Further doses of chemotherapy treatment, called ‘delayed intensification’, are given to kill off any remaining leukaemia cells.
Maintenance treatment
This phase of treatment lasts for two years from the start of interim maintenance for girls and three years from the start of interim maintenance for boys. It involves the child taking daily and weekly tablets, some children also have monthly injections of chemotherapy and oral pulses of steroids and three-monthly intrathecal treatment.
Children will be able to take part in their normal daily activities as soon as they feel able to. Most children return to school before beginning maintenance treatment.

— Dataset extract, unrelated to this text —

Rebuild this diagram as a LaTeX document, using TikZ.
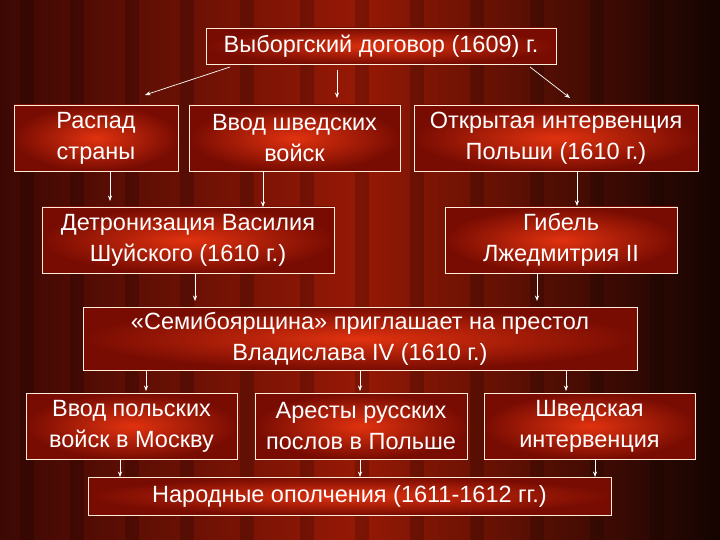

Bone marrow transplantation
Bone marrow treatment is only needed by a minority of patients and is used for children with ALL that is likely to come back following standard chemotherapy.
Testicular radiotherapy
In some situations it may be necessary for boys to have radiotherapy to their testicles. This is because leukaemia cells can survive in the testicles despite chemotherapy.
Central nervous system (CNS) radiotherapy
Children who have leukaemia cells in their CNS when they are first diagnosed with ALL need more frequent lumbar punctures with intrathecal chemotherapy. Your child’s specialist will discuss with you which treatment and how much of it your child needs, and will answer any questions you have.
Follow-up care
Most children with ALL are cured. If the leukaemia recurs after initial treatment, it usually does so within the first three years. Further treatment can then be given.
Long-term side effects (late side effects) are rare, and most children with ALL grow and develop normally.
If you have specific concerns about your child’s condition and treatment, it’s best to discuss them with your child’s doctor, who knows the situation in detail.